Paula Rego - 'Just draw, just draw' (12/51)

To listen to more of Paula Rego’s stories, go to the playlist:    • Paula Rego - A Portuguese childhood (1/51)   Portuguese painter Paula Rego (1935-2022) became part of the London Group in 1965, was shortlisted for the Turner Prize in 1989 and became the first Associate Artist of the National Gallery in London in 1990. Her work is strongly influenced by folk and fairy tales. [Listener: Catherine Lampert; date recorded: 2007] TRANSCRIPT: It was a huge winemaking barn that had been my grandfather’s and it had an enormous bar... barn owl once flew in. It was so frightening, I thought, God, it’s an angel come in here. So I had to put grills up on the windows and we worked there. And I got stuck because I was trying to draw people and do this stuff I was taught at the Slade. Oh, I couldn’t do it; it was boring. And I said, ‘Vic, I don’t know what to do’. So do you know what he did?
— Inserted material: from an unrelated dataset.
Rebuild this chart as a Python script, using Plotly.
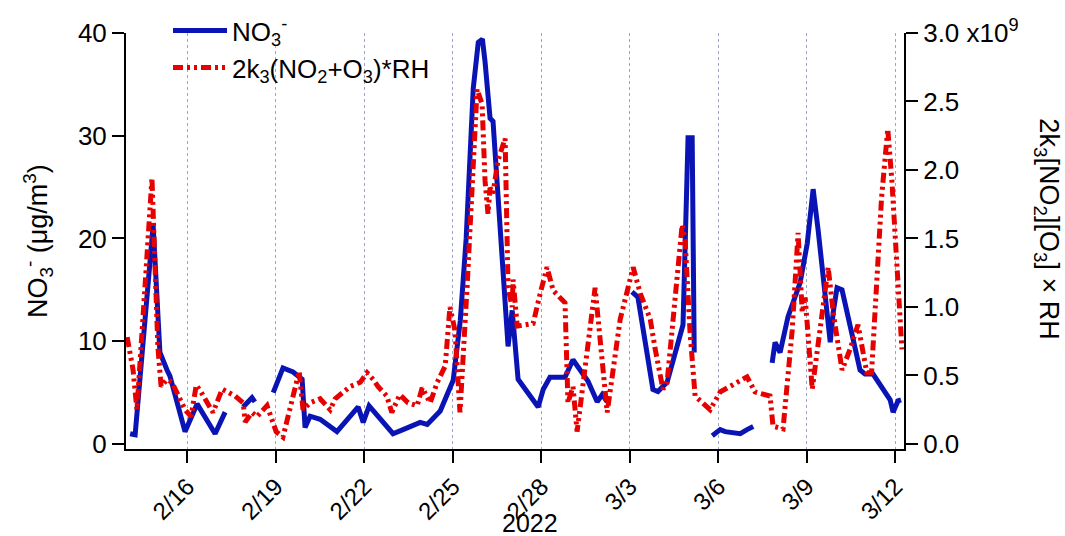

He got a blue bowl with some orange... oranges in it and stuck it on the table and said: ’Do that’. And I said: ‘Vic, I can’t do this, this is... this is just terrible’. And so I didn’t do it; I couldn’t do... I couldn’t do painting like that at all. He said: ’Just draw, just draw’ and that’s what I did and what I’ve done ever since: just draw. And I did. And I drew from my head, I drew all sorts of things. I filled up immense amounts of papers with everything and so-on, and so-on and so-on. So that was... we lived there for quite a while. [L] About six years, or something like that? From 1957 till 19... yeah. Well, in ’63 we bought the house in Albert Street so you see it was quite a long time. And we... I came to England to have the children, I had two more children; I’d come to England to have them so they’d have British passports. And we went back there again.